If God meant to provide evidence of Jesus' literal Divine conception through signs and predictions in the Jewish Scriptures, one would think there would be more than this one dubious reference only drawn through a complicated interpretation forced on the text. The only foretelling or allusions that could be applied to Jesus in this chapter of Isaiah is the title Immanuel, and the promise in verse seventeen for Judah that, "The Lord will bring on you and on your people and on the house of your father a time unlike any since Ephraim broke away from Judah".

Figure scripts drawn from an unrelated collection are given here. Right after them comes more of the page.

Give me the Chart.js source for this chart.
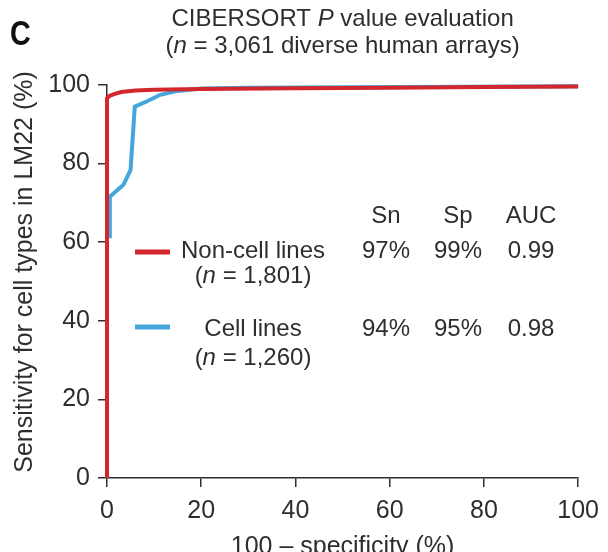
<!DOCTYPE html>
<html>
<head>
<meta charset="utf-8">
<script src="https://cdn.jsdelivr.net/npm/chart.js@4.4.1/dist/chart.umd.min.js"></script>
<style>
  html, body { margin: 0; padding: 0; background: #fff; }
  canvas { display: block; }
</style>
</head>
<body>
<canvas id="rocChart" width="608" height="552"></canvas>
<script>
// ROC curves, x = 100 - specificity (%), y = sensitivity (%)
const nonCellX = [0, 0, 0.5, 1.5, 3, 6, 10, 20, 40, 60, 80, 100];
const nonCellY = [0, 96.6, 97.2, 97.7, 98.2, 98.6, 98.8, 99.0, 99.2, 99.3, 99.5, 99.6];
const cellX = [0.6, 0.6, 3.5, 5.0, 5.4, 5.9, 8.4, 11.3, 15, 20, 30, 50, 100];
const cellY = [61, 71.6, 74.6, 78.4, 85.6, 94.5, 95.8, 97.5, 98.5, 99.1, 99.3, 99.4, 99.7];

const xTicks = [0, 20, 40, 60, 80, 100];
const yTicks = [0, 20, 40, 60, 80, 100];

// legend table
const seriesNames = ['Non-cell lines', 'Cell lines'];
const seriesN = ['1,801', '1,260'];
const statHeaders = ['Sn', 'Sp', 'AUC'];
const snValues = ['97%', '94%'];
const spValues = ['99%', '95%'];
const aucValues = ['0.99', '0.98'];

const RED = '#d3262d';
const BLUE = '#45a6dc';
const INK = '#2e2e2e';
const FONT = '"Liberation Sans", Arial, Helvetica, sans-serif';

function toPoints(xs, ys) {
    return xs.map((x, i) => ({ x: x, y: ys[i] }));
}

// draws a line of text where some parts are italic, centred on cx
function drawRich(ctx, parts, cx, y, size) {
    let total = 0;
    parts.forEach(p => {
        ctx.font = (p[1] ? 'italic ' : '') + size + 'px ' + FONT;
        total += ctx.measureText(p[0]).width;
    });
    let x = cx - total / 2;
    ctx.textAlign = 'left';
    parts.forEach(p => {
        ctx.font = (p[1] ? 'italic ' : '') + size + 'px ' + FONT;
        ctx.fillText(p[0], x, y);
        x += ctx.measureText(p[0]).width;
    });
}

const decorations = {
    id: 'decorations',
    afterDraw(chart) {
        const ctx = chart.ctx;
        const area = chart.chartArea;
        const midX = (area.left + area.right) / 2;
        ctx.save();
        ctx.fillStyle = INK;
        ctx.textBaseline = 'alphabetic';

        // panel letter
        ctx.save();
        ctx.translate(10, 45);
        ctx.scale(0.82, 1);
        ctx.font = 'bold 35px ' + FONT;
        ctx.fillStyle = '#111';
        ctx.textAlign = 'left';
        ctx.fillText('C', 0, 0);
        ctx.restore();

        // title
        drawRich(ctx, [['CIBERSORT ', false], ['P', true], [' value evaluation', false]], midX, 26, 24);
        drawRich(ctx, [['(', false], ['n', true], [' = 3,061 diverse human arrays)', false]], midX, 53, 24);

        // axis titles
        ctx.font = '25px ' + FONT;
        ctx.textAlign = 'center';
        ctx.fillText('100 \u2013 specificity (%)', midX, 554);
        ctx.save();
        ctx.translate(32, 272);
        ctx.rotate(-Math.PI / 2);
        ctx.fillText('Sensitivity for cell types in LM22 (%)', 0, 0);
        ctx.restore();

        // legend table
        const colX = [386, 458, 531];
        const lineY = [252, 327];
        const nameY = [258, 336];
        const nY = [283, 365];
        ctx.font = '24px ' + FONT;
        ctx.textAlign = 'center';
        statHeaders.forEach((h, i) => ctx.fillText(h, colX[i], 223));
        [RED, BLUE].forEach((c, i) => {
            ctx.strokeStyle = c;
            ctx.lineWidth = 5;
            ctx.beginPath();
            ctx.moveTo(135, lineY[i]);
            ctx.lineTo(170, lineY[i]);
            ctx.stroke();
            ctx.font = '24px ' + FONT;
            ctx.textAlign = 'center';
            ctx.fillText(seriesNames[i], 253, nameY[i]);
            ctx.fillText(snValues[i], colX[0], nameY[i]);
            ctx.fillText(spValues[i], colX[1], nameY[i]);
            ctx.fillText(aucValues[i], colX[2], nameY[i]);
            drawRich(ctx, [['(', false], ['n', true], [' = ' + seriesN[i] + ')', false]], 253, nY[i], 24);
        });
        ctx.restore();
    }
};

const tickFont = { family: FONT, size: 25 };

new Chart(document.getElementById('rocChart'), {
    type: 'scatter',
    data: {
        datasets: [{
            label: seriesNames[0],
            data: toPoints(nonCellX, nonCellY),
            showLine: true,
            borderColor: RED,
            borderWidth: 4,
            pointRadius: 0,
            tension: 0,
            clip: false,
            order: 0
        }, {
            label: seriesNames[1],
            data: toPoints(cellX, cellY),
            showLine: true,
            borderColor: BLUE,
            borderWidth: 4,
            pointRadius: 0,
            tension: 0,
            clip: false,
            order: 1
        }]
    },
    options: {
        responsive: false,
        animation: false,
        devicePixelRatio: 1,
        layout: { padding: { top: 85, right: 29, left: 0, bottom: 0 } },
        plugins: {
            legend: { display: false },
            tooltip: { enabled: false }
        },
        scales: {
            x: {
                type: 'linear',
                min: 0,
                max: 100,
                afterBuildTicks: s => { s.ticks = xTicks.map(v => ({ value: v })); },
                afterFit: s => { s.height = 74; },
                ticks: { font: tickFont, color: INK, padding: 9, maxRotation: 0 },
                grid: { drawOnChartArea: false, drawTicks: true, tickLength: 9, color: INK, lineWidth: 1.5 },
                border: { color: INK, width: 1.5 }
            },
            y: {
                type: 'linear',
                min: 0,
                max: 100,
                afterBuildTicks: s => { s.ticks = yTicks.map(v => ({ value: v })); },
                afterFit: s => { s.width = 107; },
                ticks: { font: tickFont, color: INK, padding: 8 },
                grid: { drawOnChartArea: false, drawTicks: true, tickLength: 9, color: INK, lineWidth: 1.5 },
                border: { color: INK, width: 1.5 }
            }
        }
    },
    plugins: [decorations]
});
</script>
</body>
</html>
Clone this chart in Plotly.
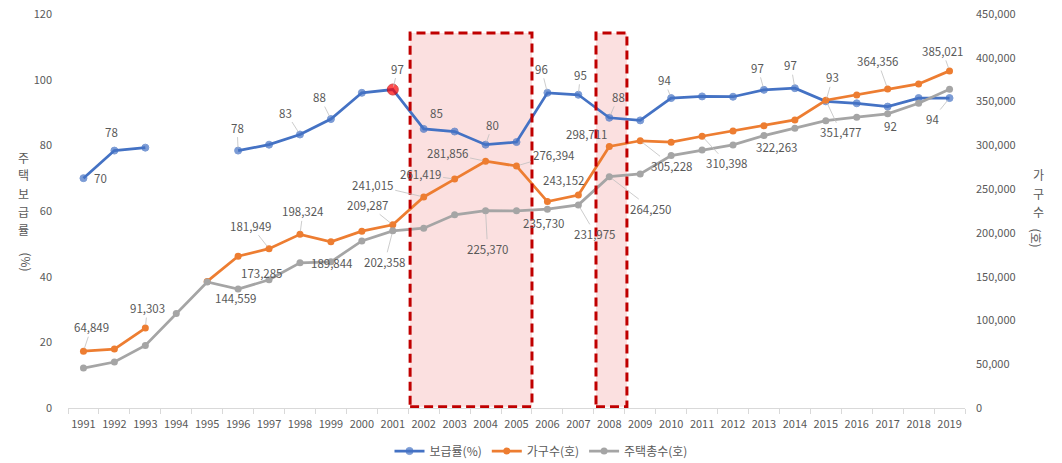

So why did the community of Mathew include this reference from Jewish Scripture in their allusion of Jesus being like one of the Greek and Roman demigods and describe it as a foretelling? Let's back up a moment and ask why they made this allusion to demigods in the first place.  I would imagine that they were saying that Jesus was so intimate with God that it was as if God conceived him like in these Gentile demigod myths.  Stressing Jesus' familiarity with God would have been important to this community since, with Jesus having no credentials or recognition from the Jewish Religious Authorities and Tradition, his authority and legitimacy and this community's credibility as a legitimate sect of Judaism, rested on Jesus' perceived intimacy and favor with God.

 
 
If bolstering their credibility among the wider Jewish community as a legitimate Jewish faction was a driver to the story, then reinforcing this pagan allusion with a reference from the Jewish Scriptures seems reasonable.  We have already looked at how using this reference from Isaiah as a foretelling that Jesus would have a literal Divine birth does not seem reasonable.  However, is this the aspect of their story that they were trying to reinforce with this reference?  The word in the original Greek in the Gospel that they use as their translation of the Hebrew describing the woman in the quote from Isaiah is, παρθένος, (Strong's Greek 3933) which although primarily used in the Greek to refer to a virgin, is also used historically to refer to either a marriageable maiden, or a young (married) woman.  So maybe the virgin interpretation of this word is not the aspect of the reference from Isaiah that they were meaning to apply and they were instead pointing to other parallels in their story with the one in Isaiah.  Perhaps the focus was on the name of the child, Immanuel, "God with us".  Might they be saying that, like the child in Isaiah, Jesus demonstrates that God is with us and this was foreshadowed by the prophet?  Or maybe this is a more general reference to special births as a portent and sign of God's future action.  Like the child born at the time of Isaiah's message to Ahaz is a marker of God's promise that Ahaz's enemies will be defeated and Judah will experience a special blessed period within the lifetime of this child, the birth of Jesus is the marker of God's promise of the Messianic Era that will come into play as Jesus comes into adulthood.